Em suma, pode-se concluir que o poder imperial se enfraqueceu por suas próprias contradições, tal quais os anteriores, e teve na crise econômica de 2008 o início do que pode ser caracterizado como o fracasso da chamada “Pax Americana”, pela qual o século XXI seria de consolidação e ampliação do poder dos Estados Unidos da América.

Assim, conforme iniciei esse texto, o turbante árabe não pode ser visto como um instrumento demoníaco, como o cristianismo atribuiu o significado ao tridente de poseidon, deus dos mares na antiga mitologia grega, desconstruído pela nova religião dominante.
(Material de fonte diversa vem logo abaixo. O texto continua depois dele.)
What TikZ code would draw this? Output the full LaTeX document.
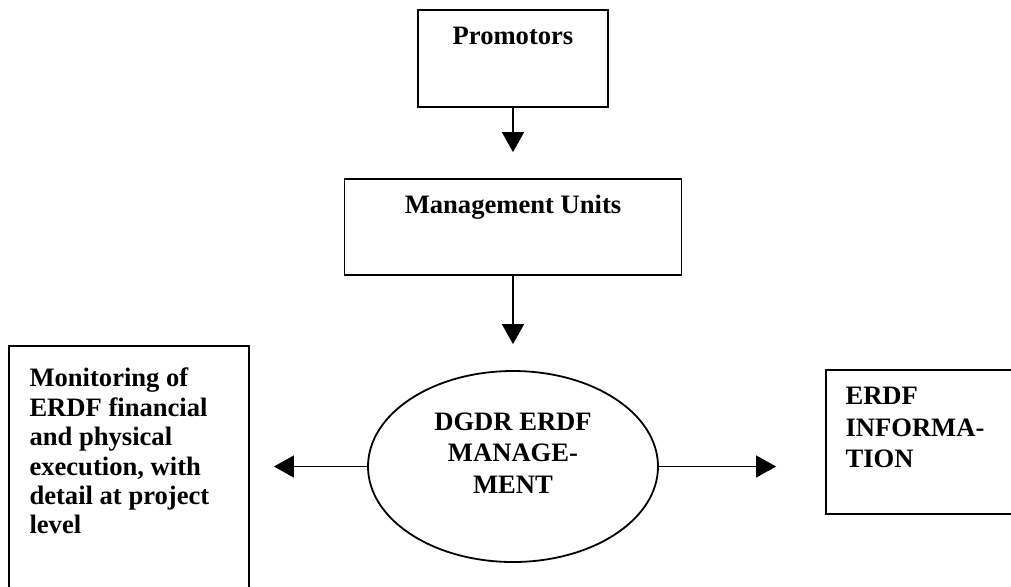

Existe uma enorme diversidade a ser conhecida naquela região e que nos possibilita ver aquelas revoltas sendo fruto, sim, da insatisfação da população árabe com a escalada de poder dos EUA, bem como os responsabilizando pela crise econômica que tem levado a juventude daqueles países a amargarem um desemprego crônico e estrutural.

Aliado tudo isso, uma tradicional luta nacionalista, que não se envolve com o sectarismo islâmico e que se aproxima das idéias socialistas, sem necessariamente estarem afinadas com o marxismo, como reforça, no texto citado, Lejeune Mihan.

Portanto, um novo olhar sobre o Oriente, a África e a America Latina, além da Europa e EUA em crise, pode nos dar a resposta para todo esse levante popular no Oriente Médio e para as mudanças geopolíticas que estão em curso no final dessa primeira década do século XXI. E reforçar a convicção de que um outro mundo é possível.